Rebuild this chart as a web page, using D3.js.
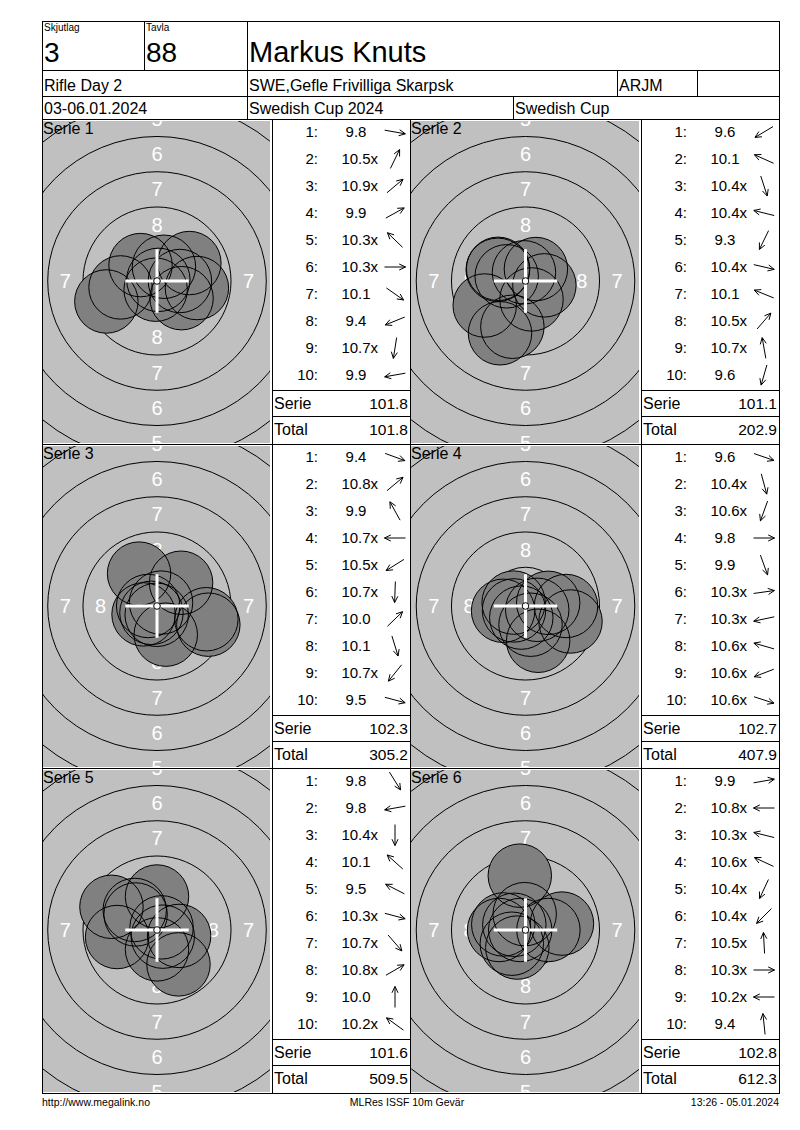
<!DOCTYPE html>
<html>
<head>
<meta charset="utf-8">
<script src="https://cdn.jsdelivr.net/npm/d3@7"></script>
<style>
  body { margin: 0; background: #fff; }
  svg text { font-family: "Liberation Sans", Arial, sans-serif; fill: #000; }
</style>
</head>
<body>
<div id="card"></div>
<script>
// header values
const headerLabels = ["Skjutlag", "Tavla"];
const headerValues = ["3", "88"];
const shooterName = "Markus Knuts";
const eventInfo = ["Rifle Day 2", "SWE,Gefle Frivilliga Skarpsk", "ARJM", ""];
const matchInfo = ["03-06.01.2024", "Swedish Cup 2024", "Swedish Cup"];
const footerInfo = ["http://www.megalink.no", "MLRes ISSF 10m Gevär", "13:26 - 05.01.2024"];

// series data: decimal score, inner ten flag and direction (degrees, 0 = right, 90 = up)
const seriesNames = ["Serie 1", "Serie 2", "Serie 3", "Serie 4", "Serie 5", "Serie 6"];
const seriesScores = [
  [9.8, 10.5, 10.9, 9.9, 10.3, 10.3, 10.1, 9.4, 10.7, 9.9],
  [9.6, 10.1, 10.4, 10.4, 9.3, 10.4, 10.1, 10.5, 10.7, 9.6],
  [9.4, 10.8, 9.9, 10.7, 10.5, 10.7, 10.0, 10.1, 10.7, 9.5],
  [9.6, 10.4, 10.6, 9.8, 9.9, 10.3, 10.3, 10.6, 10.6, 10.6],
  [9.8, 9.8, 10.4, 10.1, 9.5, 10.3, 10.7, 10.8, 10.0, 10.2],
  [9.9, 10.8, 10.3, 10.6, 10.4, 10.4, 10.5, 10.3, 10.2, 9.4]
];
const seriesInner = [
  [0, 1, 1, 0, 1, 1, 0, 0, 1, 0],
  [0, 0, 1, 1, 0, 1, 0, 1, 1, 0],
  [0, 1, 0, 1, 1, 1, 0, 0, 1, 0],
  [0, 1, 1, 0, 0, 1, 1, 1, 1, 1],
  [0, 0, 1, 0, 0, 1, 1, 1, 0, 1],
  [0, 1, 1, 1, 1, 1, 1, 1, 1, 0]
];
const seriesAngles = [
  [-10, 64, 40, 29, 136, 0, -35, 202, 261, 190],
  [211, 156, -72, 166, 244, -13, 158, 49, 100, 254],
  [-20, 40, 119, 180, 212, 268, 44, -73, 231, -15],
  [-19, -75, 250, 0, -70, 8, 192, 164, 201, -18],
  [-58, 190, 270, 138, 153, -15, -49, 30, 90, 144],
  [10, 180, 166, 155, 245, 225, 93, 0, 180, 96]
];
const ringNumbers = [1, 2, 3, 4, 5, 6, 7, 8];

// ISSF 10m air rifle geometry in mm
const ringRadius = n => 0.25 + 2.5 * (10 - n);
const labelRadius = n => 2.5 * (10 - n) - 1.0;
const pelletRadius = 2.25;
const shotDistance = s => (10.95 - s) * 2.5;

const W = 800, H = 1130;
const frameL = 42, frameR = 779, frameT = 21, frameB = 1093;
const pxPerMm = 14.1;
const fmt = d3.format(".1f");

const svg = d3.select("#card").append("svg")
  .attr("width", W)
  .attr("height", H)
  .attr("viewBox", `0 0 ${W} ${H}`);

const lines = svg.append("g")
  .attr("stroke", "#000")
  .attr("stroke-width", 1)
  .attr("shape-rendering", "crispEdges");

function hline(y, x1, x2) {
  lines.append("line").attr("x1", x1).attr("x2", x2).attr("y1", y + 0.5).attr("y2", y + 0.5);
}
function vline(x, y1, y2) {
  lines.append("line").attr("x1", x + 0.5).attr("x2", x + 0.5).attr("y1", y1).attr("y2", y2);
}

// header
const head = svg.append("g");
hline(70, frameL, frameR);
hline(96, frameL, frameR);
hline(119, frameL, frameR);
vline(144, frameT, 70);
vline(247, frameT, 119);
vline(617, 70, 96);
vline(697, 70, 96);
vline(513, 96, 119);

const headerX = [44, 146];
head.selectAll("text.small")
  .data(headerLabels)
  .join("text")
  .attr("class", "small")
  .attr("x", (d, i) => headerX[i])
  .attr("y", 31)
  .attr("font-size", 10)
  .text(d => d);
head.selectAll("text.big")
  .data(headerValues)
  .join("text")
  .attr("class", "big")
  .attr("x", (d, i) => headerX[i])
  .attr("y", 61.5)
  .attr("font-size", 28)
  .text(d => d);
head.append("text")
  .attr("x", 249)
  .attr("y", 61.5)
  .attr("font-size", 29)
  .text(shooterName);

const eventX = [44, 249, 619, 699];
head.selectAll("text.event")
  .data(eventInfo)
  .join("text")
  .attr("class", "event")
  .attr("x", (d, i) => eventX[i])
  .attr("y", 91)
  .attr("font-size", 16)
  .text(d => d);

const matchX = [44, 249, 515];
head.selectAll("text.match")
  .data(matchInfo)
  .join("text")
  .attr("class", "match")
  .attr("x", (d, i) => matchX[i])
  .attr("y", 113.5)
  .attr("font-size", 16)
  .text(d => d);

// panels
const rowY = d3.scaleLinear().domain([0, 3]).range([119, frameB]);
const colX = d3.scaleOrdinal().domain([0, 1]).range([42, 410]);
const targetWidth = [230, 231];
const listWidth = 138;
const shotRow = d3.scalePoint().domain(d3.range(1, 11)).range([13, 256]);

for (let r = 1; r < 3; r++) hline(Math.round(rowY(r)), frameL, frameR);
vline(272, 119, frameB);
vline(410, 119, frameB);
vline(641, 119, frameB);

const defs = svg.append("defs");
let runningTotal = 0;

seriesNames.forEach((name, p) => {
  const col = p % 2;
  const row = Math.floor(p / 2);
  const x0 = colX(col);
  const y0 = Math.round(rowY(row));
  const y1 = Math.round(rowY(row + 1));
  const tw = targetWidth[col];
  const cx = x0 + tw / 2;
  const cy = y0 + 162;
  const clip = {x: x0 + 1, y: y0 + 2, w: tw - 3, h: y1 - y0 - 3};

  const xs = d3.scaleLinear().domain([0, 1]).range([cx, cx + pxPerMm]);
  const ys = d3.scaleLinear().domain([0, 1]).range([cy, cy - pxPerMm]);
  const rs = d3.scaleLinear().domain([0, 1]).range([0, pxPerMm]);

  const clipId = `clip${p}`;
  defs.append("clipPath").attr("id", clipId)
    .append("rect")
    .attr("x", clip.x)
    .attr("y", clip.y)
    .attr("width", clip.w)
    .attr("height", clip.h);

  const target = svg.append("g").attr("clip-path", `url(#${clipId})`);

  target.append("rect")
    .attr("x", clip.x)
    .attr("y", clip.y)
    .attr("width", clip.w)
    .attr("height", clip.h)
    .attr("fill", "#c0c0c0");

  target.append("g")
    .selectAll("circle")
    .data(d3.range(1, 10))
    .join("circle")
    .attr("cx", cx)
    .attr("cy", cy)
    .attr("r", n => rs(ringRadius(n)))
    .attr("fill", "none")
    .attr("stroke", "#000");

  const shots = seriesScores[p].map((s, i) => {
    const a = seriesAngles[p][i] * Math.PI / 180;
    const d = shotDistance(s);
    return {x: d * Math.cos(a), y: d * Math.sin(a)};
  });
  const shotR = rs(pelletRadius);

  // ring numbers: skip the ones that fall outside the view or sit under the shots
  const labelPos = ringNumbers.flatMap(n => {
    const d = labelRadius(n);
    return [[n, 0, d], [n, 0, -d], [n, -d, 0], [n, d, 0]];
  }).filter(d => {
    const px = xs(d[1]), py = ys(d[2]);
    if (px < clip.x - 5 || px > clip.x + clip.w + 5) return false;
    if (py < clip.y - 7 || py > clip.y + clip.h + 7) return false;
    const corners = [[-6, -7], [6, -7], [-6, 7], [6, 7], [0, 0]];
    const hidden = corners.every(([ox, oy]) => shots.some(s =>
      Math.hypot(px + ox - xs(s.x), py + oy - ys(s.y)) < shotR - 1));
    return !hidden;
  });
  target.append("g")
    .selectAll("text")
    .data(labelPos)
    .join("text")
    .attr("x", d => xs(d[1]))
    .attr("y", d => ys(d[2]) + 7)
    .attr("text-anchor", "middle")
    .attr("font-size", 20)
    .style("fill", "#fff")
    .text(d => d[0]);

  target.append("g")
    .selectAll("circle")
    .data(shots)
    .join("circle")
    .attr("cx", d => xs(d.x))
    .attr("cy", d => ys(d.y))
    .attr("r", shotR)
    .attr("fill", "#808080");
  target.append("g")
    .selectAll("circle")
    .data(shots)
    .join("circle")
    .attr("cx", d => xs(d.x))
    .attr("cy", d => ys(d.y))
    .attr("r", shotR)
    .attr("fill", "none")
    .attr("stroke", "#000");

  target.append("path")
    .attr("d", `M${cx - shotR},${cy}H${cx + shotR}M${cx},${cy - shotR}V${cy + shotR}`)
    .attr("stroke", "#fff")
    .attr("stroke-width", 3);
  target.append("circle")
    .attr("cx", cx)
    .attr("cy", cy)
    .attr("r", 3.3)
    .attr("fill", "#fff")
    .attr("stroke", "#000");

  target.append("text")
    .attr("x", x0 + 1)
    .attr("y", y0 + 15)
    .attr("font-size", 16)
    .text(name);

  // shot list
  const lx = x0 + tw;
  const list = svg.append("g").attr("font-size", 15);
  const rows = list.selectAll("g")
    .data(seriesScores[p].map((s, i) => ({
      n: i + 1, s, inner: seriesInner[p][i], a: seriesAngles[p][i]
    })))
    .join("g")
    .attr("transform", d => `translate(0,${y0 + shotRow(d.n)})`);

  rows.append("text")
    .attr("x", lx + 46)
    .attr("y", 5.4)
    .text(d => `${d.n}:`)
    .attr("text-anchor", "end");

  // numeric part centred, inner ten mark appended after it
  rows.append("text")
    .attr("y", 5.4)
    .text(d => fmt(d.s))
    .each(function(d) {
      const w = this.getComputedTextLength();
      d3.select(this).attr("x", lx + 84 - w / 2);
      if (d.inner) d3.select(this).append("tspan").text("x");
    });

  rows.append("path")
    .attr("d", d => {
      const a = d.a * Math.PI / 180;
      const ux = Math.cos(a), uy = -Math.sin(a);
      const half = 10.5, headLen = 7, spread = 0.45;
      const ax = lx + 123;
      const path = d3.path();
      const tx = ax + ux * half, ty = uy * half;
      path.moveTo(ax - ux * half, -uy * half);
      path.lineTo(tx, ty);
      const back = Math.atan2(-uy, -ux);
      path.moveTo(tx + headLen * Math.cos(back + spread), ty + headLen * Math.sin(back + spread));
      path.lineTo(tx, ty);
      path.lineTo(tx + headLen * Math.cos(back - spread), ty + headLen * Math.sin(back - spread));
      return path.toString();
    })
    .attr("fill", "none")
    .attr("stroke", "#000")
    .attr("stroke-width", 1);

  const serieSum = d3.sum(seriesScores[p]);
  runningTotal += serieSum;
  hline(y0 + 271, lx, lx + listWidth);
  hline(y0 + 297, lx, lx + listWidth);

  const sums = [["Serie", serieSum, 284], ["Total", runningTotal, 310]];
  sums.forEach(([label, value, dy]) => {
    list.append("text")
      .attr("x", lx + 2)
      .attr("y", y0 + dy + 5.6)
      .attr("font-size", 16)
      .text(label);
    list.append("text")
      .attr("x", lx + listWidth - 2)
      .attr("y", y0 + dy + 5.6)
      .attr("text-anchor", "end")
      .attr("font-size", 15.5)
      .text(fmt(value));
  });
});

// outer border on top
svg.append("rect")
  .attr("x", frameL + 0.5)
  .attr("y", frameT + 0.5)
  .attr("width", frameR - frameL)
  .attr("height", frameB - frameT)
  .attr("fill", "none")
  .attr("stroke", "#000")
  .attr("shape-rendering", "crispEdges");

// footer
const footerX = [frameL, 407, frameR];
const footerAnchor = ["start", "middle", "end"];
svg.append("g")
  .selectAll("text")
  .data(footerInfo)
  .join("text")
  .attr("x", (d, i) => footerX[i])
  .attr("y", 1105.5)
  .attr("text-anchor", (d, i) => footerAnchor[i])
  .attr("font-size", 10.5)
  .text(d => d);
</script>
</body>
</html>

=-=-=-=-=

Reproduce exactly the run of lines that opens the listing and closes with the line holding "const shotDistance = s => (10.95 - s) * 2.5;". Pictures are excluded.

Rebuild this chart as a web page, using D3.js.
<!DOCTYPE html>
<html>
<head>
<meta charset="utf-8">
<script src="https://cdn.jsdelivr.net/npm/d3@7"></script>
<style>
  body { margin: 0; background: #fff; }
  svg text { font-family: "Liberation Sans", Arial, sans-serif; fill: #000; }
</style>
</head>
<body>
<div id="card"></div>
<script>
// header values
const headerLabels = ["Skjutlag", "Tavla"];
const headerValues = ["3", "88"];
const shooterName = "Markus Knuts";
const eventInfo = ["Rifle Day 2", "SWE,Gefle Frivilliga Skarpsk", "ARJM", ""];
const matchInfo = ["03-06.01.2024", "Swedish Cup 2024", "Swedish Cup"];
const footerInfo = ["http://www.megalink.no", "MLRes ISSF 10m Gevär", "13:26 - 05.01.2024"];

// series data: decimal score, inner ten flag and direction (degrees, 0 = right, 90 = up)
const seriesNames = ["Serie 1", "Serie 2", "Serie 3", "Serie 4", "Serie 5", "Serie 6"];
const seriesScores = [
  [9.8, 10.5, 10.9, 9.9, 10.3, 10.3, 10.1, 9.4, 10.7, 9.9],
  [9.6, 10.1, 10.4, 10.4, 9.3, 10.4, 10.1, 10.5, 10.7, 9.6],
  [9.4, 10.8, 9.9, 10.7, 10.5, 10.7, 10.0, 10.1, 10.7, 9.5],
  [9.6, 10.4, 10.6, 9.8, 9.9, 10.3, 10.3, 10.6, 10.6, 10.6],
  [9.8, 9.8, 10.4, 10.1, 9.5, 10.3, 10.7, 10.8, 10.0, 10.2],
  [9.9, 10.8, 10.3, 10.6, 10.4, 10.4, 10.5, 10.3, 10.2, 9.4]
];
const seriesInner = [
  [0, 1, 1, 0, 1, 1, 0, 0, 1, 0],
  [0, 0, 1, 1, 0, 1, 0, 1, 1, 0],
  [0, 1, 0, 1, 1, 1, 0, 0, 1, 0],
  [0, 1, 1, 0, 0, 1, 1, 1, 1, 1],
  [0, 0, 1, 0, 0, 1, 1, 1, 0, 1],
  [0, 1, 1, 1, 1, 1, 1, 1, 1, 0]
];
const seriesAngles = [
  [-10, 64, 40, 29, 136, 0, -35, 202, 261, 190],
  [211, 156, -72, 166, 244, -13, 158, 49, 100, 254],
  [-20, 40, 119, 180, 212, 268, 44, -73, 231, -15],
  [-19, -75, 250, 0, -70, 8, 192, 164, 201, -18],
  [-58, 190, 270, 138, 153, -15, -49, 30, 90, 144],
  [10, 180, 166, 155, 245, 225, 93, 0, 180, 96]
];
const ringNumbers = [1, 2, 3, 4, 5, 6, 7, 8];

// ISSF 10m air rifle geometry in mm
const ringRadius = n => 0.25 + 2.5 * (10 - n);
const labelRadius = n => 2.5 * (10 - n) - 1.0;
const pelletRadius = 2.25;
const shotDistance = s => (10.95 - s) * 2.5;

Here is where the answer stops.